But all the limits only seemed to make her want it more, and I couldn’t bring myself to refuse her entirely. The way her whole body relaxed into my lap, the way she gazed up at me with those big, adoring eyes, the way she snuggled into my arms — she didn’t seem like a big kid. She still seemed like a baby. My baby
The right moment to wean just never arrived.
After her brother was born, I cut her back to two sessions a day. We talked about how big kids don’t need mama milk, and none of her friends drink it. But if I hoped that peer pressure would embarrass her into quitting, I was wrong. It made her appreciate it more. Like she was getting cake while all the other kids ate vegetables. She started telling her friends the “secret” that she got to drink mama milk. She even announced in children’s church once, as they discussed gifts that demonstrate love, that “my mama gives me mama milk because she loves me so much.” Sweet, right? She thinks it’s a gift of love. I sank deeper in my chair and contemplated switching churches while I prayed desperately that no one would figure out exactly what she meant by “mama milk.”
She wasn’t embarrassed at all. But I was.
So I cut her back more. I replaced her bedtime session with ice cream. (Because that’s healthier, right?) It’s been a month since she nursed at bedtime, but she still asks for it. I rock her instead and sing her a lullaby, promising that she’ll have mama milk in the morning.
And while I do that, I wonder why. Because ice cream is certainly not better for her than breastmilk, and rocking a 5-year-old in my arms is much harder than lying down to let her nurse. And if you can forget about the hang-ups our society has about breasts, if you can think of them as just another body part, like hair, or a hand, or a foot — then you’ll realize, as I have, that trying so hard to wean her is a little ridiculous.
If your child wanted you to tell her a story every time she got upset, would you say she was overly dependent on you?
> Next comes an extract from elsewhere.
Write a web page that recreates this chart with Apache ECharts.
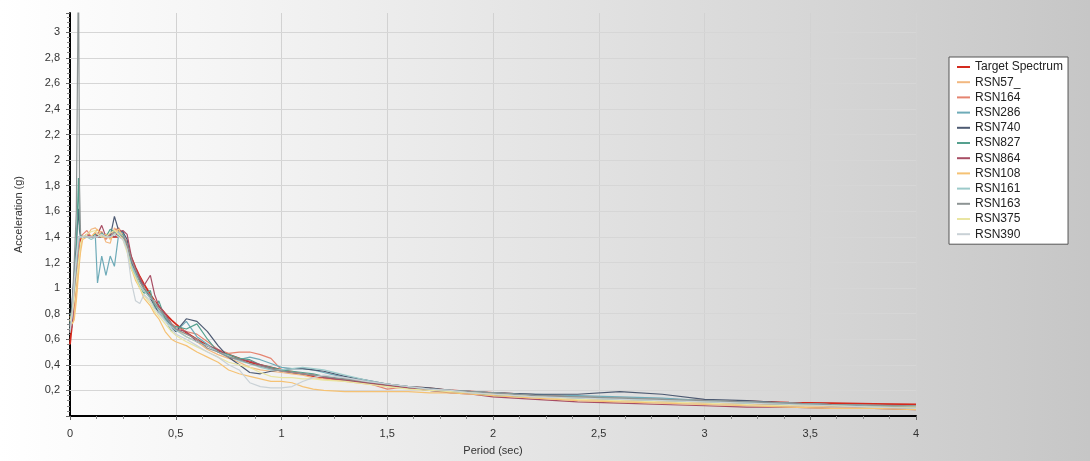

If she begged for a story before bed, would you insist that she shouldn’t need that and ought to be able to go to sleep alone? No. You’d trust that she would outgrow that ritual on her own when she was ready. And if she didn’t — if she still asked you to read a chapter to her from her favorite book when she was a teenage — you wouldn’t refuse. You’d know the time was fleeting, and that she’d outgrow it all too soon.
Does that mean I’ll let my daughter breastfeed until she’s a teenager? No way.
But I’ve let her breastfeed this long for her. And when I finally persuade her to quit, I’ll be doing that for me.